## [Task goal]
Return each line of the listing below, unchanged, and omit the images.

— START OF Material —

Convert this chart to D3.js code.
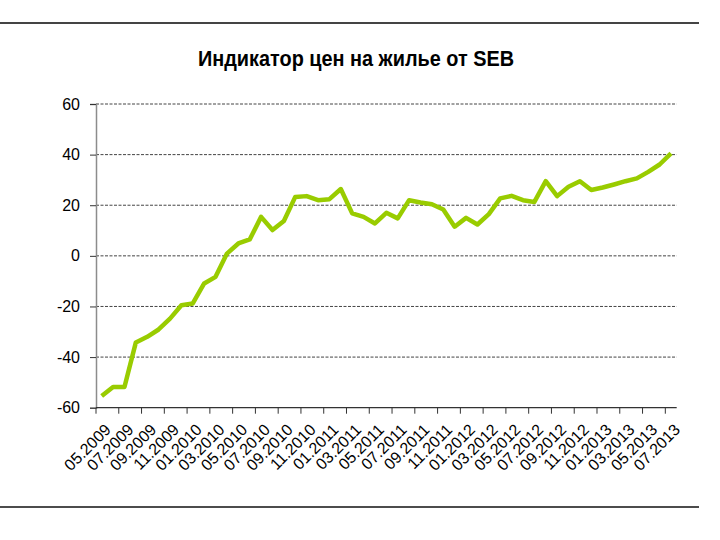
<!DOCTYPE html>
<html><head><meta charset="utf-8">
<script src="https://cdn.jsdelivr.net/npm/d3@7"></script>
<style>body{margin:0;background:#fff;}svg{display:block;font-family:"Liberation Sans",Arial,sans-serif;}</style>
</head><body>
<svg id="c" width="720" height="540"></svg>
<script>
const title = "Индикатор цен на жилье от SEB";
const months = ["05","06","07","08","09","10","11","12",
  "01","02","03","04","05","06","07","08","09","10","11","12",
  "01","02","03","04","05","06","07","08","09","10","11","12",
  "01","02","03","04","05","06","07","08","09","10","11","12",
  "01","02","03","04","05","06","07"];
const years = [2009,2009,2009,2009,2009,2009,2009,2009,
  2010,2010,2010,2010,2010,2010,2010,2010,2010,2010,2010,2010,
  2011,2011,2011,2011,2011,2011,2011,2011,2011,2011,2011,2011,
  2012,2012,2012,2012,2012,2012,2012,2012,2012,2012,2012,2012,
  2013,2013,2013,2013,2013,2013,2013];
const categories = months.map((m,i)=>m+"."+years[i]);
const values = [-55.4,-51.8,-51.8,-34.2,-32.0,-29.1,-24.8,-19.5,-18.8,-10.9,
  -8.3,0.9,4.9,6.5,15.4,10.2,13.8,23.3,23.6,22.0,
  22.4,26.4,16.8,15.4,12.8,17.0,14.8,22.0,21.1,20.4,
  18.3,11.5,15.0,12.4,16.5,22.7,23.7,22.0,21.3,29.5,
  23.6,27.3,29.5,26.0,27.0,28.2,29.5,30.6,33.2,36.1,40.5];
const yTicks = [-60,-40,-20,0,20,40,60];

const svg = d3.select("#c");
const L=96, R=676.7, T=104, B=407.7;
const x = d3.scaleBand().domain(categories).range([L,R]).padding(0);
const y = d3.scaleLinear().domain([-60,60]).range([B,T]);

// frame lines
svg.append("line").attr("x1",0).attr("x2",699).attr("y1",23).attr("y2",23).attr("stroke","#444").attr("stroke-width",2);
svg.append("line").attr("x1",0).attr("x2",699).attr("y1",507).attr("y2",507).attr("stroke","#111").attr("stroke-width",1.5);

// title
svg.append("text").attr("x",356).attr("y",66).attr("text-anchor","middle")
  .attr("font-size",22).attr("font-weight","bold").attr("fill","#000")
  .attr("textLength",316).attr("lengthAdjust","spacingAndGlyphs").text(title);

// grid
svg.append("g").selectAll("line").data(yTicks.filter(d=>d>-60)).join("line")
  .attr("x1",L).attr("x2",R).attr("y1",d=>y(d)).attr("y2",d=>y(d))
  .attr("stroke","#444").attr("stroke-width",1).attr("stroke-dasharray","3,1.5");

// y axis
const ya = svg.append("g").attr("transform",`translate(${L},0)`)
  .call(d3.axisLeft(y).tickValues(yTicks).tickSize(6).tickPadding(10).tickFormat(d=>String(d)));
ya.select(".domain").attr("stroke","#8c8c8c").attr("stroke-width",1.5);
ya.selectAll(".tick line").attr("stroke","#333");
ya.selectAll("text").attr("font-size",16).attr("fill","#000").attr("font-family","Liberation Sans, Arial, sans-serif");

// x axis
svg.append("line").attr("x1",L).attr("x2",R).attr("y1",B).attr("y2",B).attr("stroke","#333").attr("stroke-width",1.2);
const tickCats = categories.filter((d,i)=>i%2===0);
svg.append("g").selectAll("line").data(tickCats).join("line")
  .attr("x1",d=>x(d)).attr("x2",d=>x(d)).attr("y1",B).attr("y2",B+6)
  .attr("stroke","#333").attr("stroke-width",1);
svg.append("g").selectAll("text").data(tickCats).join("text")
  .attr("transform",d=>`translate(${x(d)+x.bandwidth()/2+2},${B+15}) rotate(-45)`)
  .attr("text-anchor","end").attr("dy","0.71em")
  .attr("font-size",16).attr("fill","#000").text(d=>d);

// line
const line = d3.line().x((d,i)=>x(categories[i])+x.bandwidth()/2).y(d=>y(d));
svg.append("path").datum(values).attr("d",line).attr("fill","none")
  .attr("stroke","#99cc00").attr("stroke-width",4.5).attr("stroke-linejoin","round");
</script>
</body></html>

— END OF Material —

## [Reply]
Convert this chart to D3.js code.
<!DOCTYPE html>
<html><head><meta charset="utf-8">
<script src="https://cdn.jsdelivr.net/npm/d3@7"></script>
<style>body{margin:0;background:#fff;}svg{display:block;font-family:"Liberation Sans",Arial,sans-serif;}</style>
</head><body>
<svg id="c" width="720" height="540"></svg>
<script>
const title = "Индикатор цен на жилье от SEB";
const months = ["05","06","07","08","09","10","11","12",
  "01","02","03","04","05","06","07","08","09","10","11","12",
  "01","02","03","04","05","06","07","08","09","10","11","12",
  "01","02","03","04","05","06","07","08","09","10","11","12",
  "01","02","03","04","05","06","07"];
const years = [2009,2009,2009,2009,2009,2009,2009,2009,
  2010,2010,2010,2010,2010,2010,2010,2010,2010,2010,2010,2010,
  2011,2011,2011,2011,2011,2011,2011,2011,2011,2011,2011,2011,
  2012,2012,2012,2012,2012,2012,2012,2012,2012,2012,2012,2012,
  2013,2013,2013,2013,2013,2013,2013];
const categories = months.map((m,i)=>m+"."+years[i]);
const values = [-55.4,-51.8,-51.8,-34.2,-32.0,-29.1,-24.8,-19.5,-18.8,-10.9,
  -8.3,0.9,4.9,6.5,15.4,10.2,13.8,23.3,23.6,22.0,
  22.4,26.4,16.8,15.4,12.8,17.0,14.8,22.0,21.1,20.4,
  18.3,11.5,15.0,12.4,16.5,22.7,23.7,22.0,21.3,29.5,
  23.6,27.3,29.5,26.0,27.0,28.2,29.5,30.6,33.2,36.1,40.5];
const yTicks = [-60,-40,-20,0,20,40,60];

const svg = d3.select("#c");
const L=96, R=676.7, T=104, B=407.7;
const x = d3.scaleBand().domain(categories).range([L,R]).padding(0);
const y = d3.scaleLinear().domain([-60,60]).range([B,T]);

// frame lines
svg.append("line").attr("x1",0).attr("x2",699).attr("y1",23).attr("y2",23).attr("stroke","#444").attr("stroke-width",2);
svg.append("line").attr("x1",0).attr("x2",699).attr("y1",507).attr("y2",507).attr("stroke","#111").attr("stroke-width",1.5);

// title
svg.append("text").attr("x",356).attr("y",66).attr("text-anchor","middle")
  .attr("font-size",22).attr("font-weight","bold").attr("fill","#000")
  .attr("textLength",316).attr("lengthAdjust","spacingAndGlyphs").text(title);

// grid
svg.append("g").selectAll("line").data(yTicks.filter(d=>d>-60)).join("line")
  .attr("x1",L).attr("x2",R).attr("y1",d=>y(d)).attr("y2",d=>y(d))
  .attr("stroke","#444").attr("stroke-width",1).attr("stroke-dasharray","3,1.5");

// y axis
const ya = svg.append("g").attr("transform",`translate(${L},0)`)
  .call(d3.axisLeft(y).tickValues(yTicks).tickSize(6).tickPadding(10).tickFormat(d=>String(d)));
ya.select(".domain").attr("stroke","#8c8c8c").attr("stroke-width",1.5);
ya.selectAll(".tick line").attr("stroke","#333");
ya.selectAll("text").attr("font-size",16).attr("fill","#000").attr("font-family","Liberation Sans, Arial, sans-serif");

// x axis
svg.append("line").attr("x1",L).attr("x2",R).attr("y1",B).attr("y2",B).attr("stroke","#333").attr("stroke-width",1.2);
const tickCats = categories.filter((d,i)=>i%2===0);
svg.append("g").selectAll("line").data(tickCats).join("line")
  .attr("x1",d=>x(d)).attr("x2",d=>x(d)).attr("y1",B).attr("y2",B+6)
  .attr("stroke","#333").attr("stroke-width",1);
svg.append("g").selectAll("text").data(tickCats).join("text")
  .attr("transform",d=>`translate(${x(d)+x.bandwidth()/2+2},${B+15}) rotate(-45)`)
  .attr("text-anchor","end").attr("dy","0.71em")
  .attr("font-size",16).attr("fill","#000").text(d=>d);

// line
const line = d3.line().x((d,i)=>x(categories[i])+x.bandwidth()/2).y(d=>y(d));
svg.append("path").datum(values).attr("d",line).attr("fill","none")
  .attr("stroke","#99cc00").attr("stroke-width",4.5).attr("stroke-linejoin","round");
</script>
</body></html>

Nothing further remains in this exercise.